Theatre reviews and audiences are subjective, everyone will take something different from it. That’s a fact that I would never attempt to deny, mainly as it would make me sound like the most pretentious theatre critic to walk the Earth. But theatre is made with objectivity. An actor hopes to give a performance that is objectively good. A writer tries to craft a script that is objectively good.
Yet when this is not the case (as it is impossible), the word subjective appears.

If an opinion or a review is subjective, then it can easily be dismissed as just that, an opinion. The idea of an objective fact in theatre is a terrifying thought, because it means that someone can be factually wrong. And if a theatre critic is wrong, then what worth do they have? If a scientist concludes that the Earth is made of jelly, we can use science to shame their stupidity and prove them to be objectively wrong. If a theatre critic says a script is objectively good, but a scientist can prove them objectively wrong, then they are bad at their job. They are a bad scientist.
But Theatre is not science. Objective facts do not exist in theatre, and they never should. But that does not mean that many (men) have not tried to make it so. For centuries, Aristotle, his text Poetics and his theories on how to write tragedies, comedies and epics have been taught and respected as fact. And most plays written between then and the turn of the 19th century agreed that his approach was objectively correct, leading to the vague term in theatre of a ‘well-written play’. But he’s not objectively right, as thousands of pieces of theatre have since proved.

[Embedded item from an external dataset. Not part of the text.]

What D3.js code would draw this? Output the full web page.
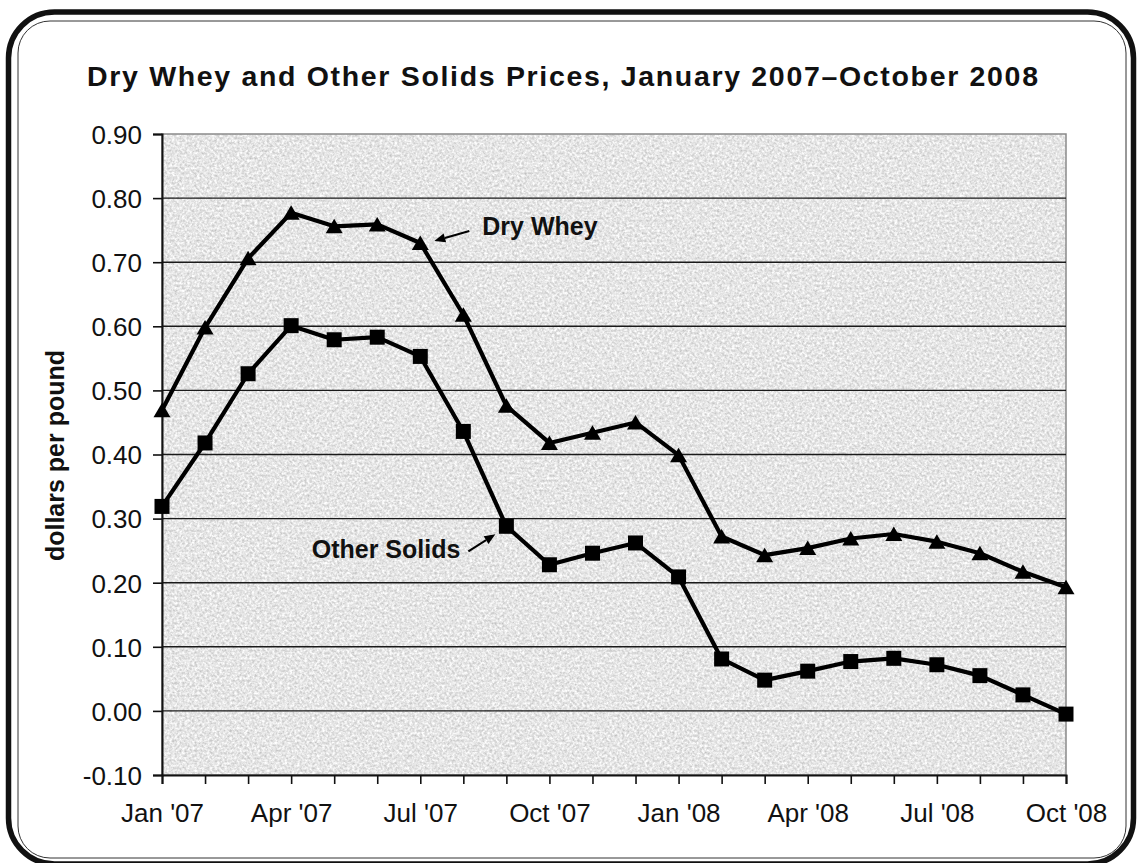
<!DOCTYPE html>
<html>
<head>
<meta charset="utf-8">
<script src="https://cdn.jsdelivr.net/npm/d3@7"></script>
<style>
  html, body { margin: 0; padding: 0; background: #fff; }
  text { font-family: "Liberation Sans", Arial, Helvetica, sans-serif; fill: #111; }
</style>
</head>
<body>
<div id="chart"></div>
<script>
const months = [
  "Jan '07", "Feb '07", "Mar '07", "Apr '07", "May '07", "Jun '07",
  "Jul '07", "Aug '07", "Sep '07", "Oct '07", "Nov '07", "Dec '07",
  "Jan '08", "Feb '08", "Mar '08", "Apr '08", "May '08", "Jun '08",
  "Jul '08", "Aug '08", "Sep '08", "Oct '08",
];
const tickLabels = ["Jan '07", "Apr '07", "Jul '07", "Oct '07", "Jan '08", "Apr '08", "Jul '08", "Oct '08"];
const yTicks = [-0.1, 0, 0.1, 0.2, 0.3, 0.4, 0.5, 0.6, 0.7, 0.8, 0.9];

const dryWhey = [
  0.469, 0.598, 0.706, 0.777, 0.756, 0.759, 0.730, 0.618, 0.476, 0.418, 0.434,
  0.450, 0.399, 0.272, 0.243, 0.254, 0.269, 0.276, 0.264, 0.246, 0.217, 0.193,
];
const otherSolids = [
  0.319, 0.418, 0.526, 0.601, 0.579, 0.583, 0.553, 0.436, 0.288, 0.228, 0.246,
  0.262, 0.209, 0.081, 0.048, 0.062, 0.077, 0.082, 0.072, 0.055, 0.025, -0.005,
];

const title = "Dry Whey and Other Solids Prices, January 2007\u2013October 2008";
const yTitle = "dollars per pound";

const width = 1145;
const height = 863;
const plot = { left: 162, right: 1066, top: 134, bottom: 775 };

const svg = d3
  .select("#chart")
  .append("svg")
  .attr("width", width)
  .attr("height", height);

// speckled gray fill of the plot area
const defs = svg.append("defs");
const noise = defs
  .append("filter")
  .attr("id", "granite")
  .attr("x", 0)
  .attr("y", 0)
  .attr("width", 1)
  .attr("height", 1)
  .attr("color-interpolation-filters", "sRGB");
noise
  .append("feTurbulence")
  .attr("type", "fractalNoise")
  .attr("baseFrequency", 0.4)
  .attr("numOctaves", 3)
  .attr("seed", 7);
noise
  .append("feColorMatrix")
  .attr("type", "matrix")
  .attr("values", "0.36 0 0 0 0.72  0.36 0 0 0 0.72  0.36 0 0 0 0.72  0 0 0 0 1");

// frame
svg
  .append("rect")
  .attr("x", 8.5)
  .attr("y", 12)
  .attr("width", 1125)
  .attr("height", 852)
  .attr("rx", 46)
  .attr("fill", "none")
  .attr("stroke", "#111")
  .attr("stroke-width", 5.5);

svg
  .append("rect")
  .attr("x", 18)
  .attr("y", 21)
  .attr("width", 1108)
  .attr("height", 837)
  .attr("rx", 32)
  .attr("fill", "#fff")
  .attr("stroke", "#333")
  .attr("stroke-width", 1);

/* Scales */
const xScale = d3.scalePoint().domain(months).range([plot.left, plot.right]);
const yScale = d3.scaleLinear().domain([-0.1, 0.9]).range([plot.bottom, plot.top]);

svg
  .append("rect")
  .attr("x", plot.left)
  .attr("y", plot.top)
  .attr("width", plot.right - plot.left)
  .attr("height", plot.bottom - plot.top)
  .attr("filter", "url(#granite)")
  .attr("fill", "#e2e2e2");

svg
  .append("rect")
  .attr("x", plot.left)
  .attr("y", plot.top)
  .attr("width", plot.right - plot.left)
  .attr("height", plot.bottom - plot.top)
  .attr("fill", "none")
  .attr("stroke", "#8a8a8a")
  .attr("stroke-width", 1.5);

// gridlines
svg
  .append("g")
  .selectAll("line")
  .data(yTicks.filter((d) => d > -0.1 && d < 0.9))
  .enter()
  .append("line")
  .attr("x1", plot.left)
  .attr("x2", plot.right)
  .attr("y1", (d) => yScale(d))
  .attr("y2", (d) => yScale(d))
  .attr("stroke", "#1a1a1a")
  .attr("stroke-width", 1.4);

/* Axes */
const yAxis = d3
  .axisLeft(yScale)
  .tickValues(yTicks)
  .tickSize(9)
  .tickPadding(11)
  .tickFormat((d) => d3.format(".2f")(d).replace("\u2212", "-"));

const yG = svg.append("g").attr("transform", `translate(${plot.left},0)`).call(yAxis);

const xAxis = d3
  .axisBottom(xScale)
  .tickSize(9)
  .tickPadding(20)
  .tickFormat((d) => (tickLabels.includes(d) ? d : ""));

const xG = svg.append("g").attr("transform", `translate(0,${plot.bottom})`).call(xAxis);

[yG, xG].forEach((g) => {
  g.select(".domain").attr("stroke", "#111").attr("stroke-width", 2);
  g.selectAll(".tick line").attr("stroke", "#111").attr("stroke-width", 1.6);
  g.selectAll(".tick text")
    .attr("font-family", "Liberation Sans, Arial, sans-serif")
    .attr("font-size", 26)
    .attr("fill", "#111");
});
yG.selectAll(".tick text").attr("dy", "0.36em");
xG.selectAll(".tick text").attr("dy", "0.7em");

/* Lines */
const line = d3
  .line()
  .x((d, i) => xScale(months[i]))
  .y((d) => yScale(d));

const series = [
  { name: "Dry Whey", values: dryWhey, marker: "triangle" },
  { name: "Other Solids", values: otherSolids, marker: "square" },
];

series.forEach((s) => {
  svg
    .append("path")
    .attr("d", line(s.values))
    .attr("fill", "none")
    .attr("stroke", "#000")
    .attr("stroke-width", 4.2)
    .attr("stroke-linejoin", "round");

  const shape = s.marker == "triangle" ? "M0,-7.5L8.5,7L-8.5,7Z" : "M-7.5,-7.5H7.5V7.5H-7.5Z";
  svg
    .append("g")
    .selectAll("path")
    .data(s.values)
    .enter()
    .append("path")
    .attr("d", shape)
    .attr("transform", (d, i) => `translate(${xScale(months[i])},${yScale(d)})`)
    .attr("fill", "#000");
});

/* Labels with arrows, placed relative to a point of the series */
const notes = [
  { text: "Dry Whey", series: 0, month: "Jul '07", tip: [14, -2], tail: [49, -12], at: [62, -8], anchor: "start" },
  { text: "Other Solids", series: 1, month: "Sep '07", tip: [-11, 8], tail: [-38, 25], at: [-46, 32], anchor: "end" },
];

notes.forEach((n) => {
  const px = xScale(n.month);
  const py = yScale(series[n.series].values[months.indexOf(n.month)]);
  const tx = px + n.tip[0];
  const ty = py + n.tip[1];
  const sx = px + n.tail[0];
  const sy = py + n.tail[1];
  const ang = Math.atan2(ty - sy, tx - sx);
  const len = 11;
  const half = 4.5;
  const bx = tx - len * Math.cos(ang);
  const by = ty - len * Math.sin(ang);

  svg
    .append("line")
    .attr("x1", sx)
    .attr("y1", sy)
    .attr("x2", bx)
    .attr("y2", by)
    .attr("stroke", "#000")
    .attr("stroke-width", 2);

  svg
    .append("path")
    .attr(
      "d",
      `M${tx},${ty}L${bx + half * Math.sin(ang)},${by - half * Math.cos(ang)}L${bx - half * Math.sin(ang)},${by + half * Math.cos(ang)}Z`
    )
    .attr("fill", "#000");

  svg
    .append("text")
    .attr("x", px + n.at[0])
    .attr("y", py + n.at[1])
    .attr("text-anchor", n.anchor)
    .attr("font-size", 25)
    .attr("font-weight", "bold")
    .text(n.text);
});

/* Titles */
svg
  .append("text")
  .attr("x", 87)
  .attr("y", 86)
  .attr("font-size", 28.5)
  .attr("font-weight", "bold")
  .attr("fill", "#222")
  .attr("textLength", 951)
  .attr("lengthAdjust", "spacing")
  .text(title);

svg
  .append("text")
  .attr("transform", `translate(64,${(plot.top + plot.bottom) / 2 + 1}) rotate(-90)`)
  .attr("text-anchor", "middle")
  .attr("font-size", 25)
  .attr("font-weight", "bold")
  .text(yTitle);
</script>
</body>
</html>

We can look inwards and see the dangers of deciding that one reviewer's opinion is an objective fact or, worse still, worth more than others. Between the late 1950’s and 1970’s, the Oxford-educated and vaguely insufferable Kenneth Tynan was respected for his divisive theatre opinions in The Observer, and retrospectively he is considered to have had the objectively correct opinion at the time regarding his championing of Samuel Beckett’s Waiting for Godot and Osborne’s Look Back In Anger. But after seeing its recent revival at the Almeida, I think it did an excellent job of questioning whether Tynan was correct in his praise at the time.
More recently, The Guardian’s Michael Billington was respected as an authoritative voice on the question of good theatre. Is it his fault, or is it the natural inclination we have to trust a well-educated white man writing for a broadsheet newspaper? I cannot help but feel that current broadsheet theatre critics would not be so easily dismissed, in many theatre circles regularly referred to as being objectively wrong, had they fitted into our theatre critic-shaped box, complete with trench coat, glass of red wine, typewriter and a degree from Cambridge. But perhaps we are to blame, a deep-rooted prejudice where, when we glide past a poster on the tube and see five stars from [insert broadsheet newspaper here], we assume objective goodness.
If theatre criticism can be objectively correct, then someone can be the arbiter of right and wrong.

So in come the underdogs, the online theatre press, perhaps the broadest church of all. And I don’t mean your TimeOuts, What’s On Stage’s or The Stage’s, I mean the grassroots theatre criticism. Just from the top of my head: All That Dazzles, Broadway World, Theatre and Tonic, Youngish Perspective, Everything Theatre, London Pub Theatre, Reviews Hub, The Wee Review, Theatre Weekly, People of Theatre, it goes on and on and on. The validity and worth of these online publications has been a topic of debate before, with their inclusion on official marketing deemed as a "cacophony of noise", making it “impossible for people to earn a living doing it now.”. Another loss then for the Oxbridge-educated theatre critic community. Shame.
It all leads me to my slightly sticky endpoint. In the free ticket and drinks token-soaked world of theatre reviews, there is no such thing as an objectively correct opinion. But unless something changes, some opinions are still more equal than others.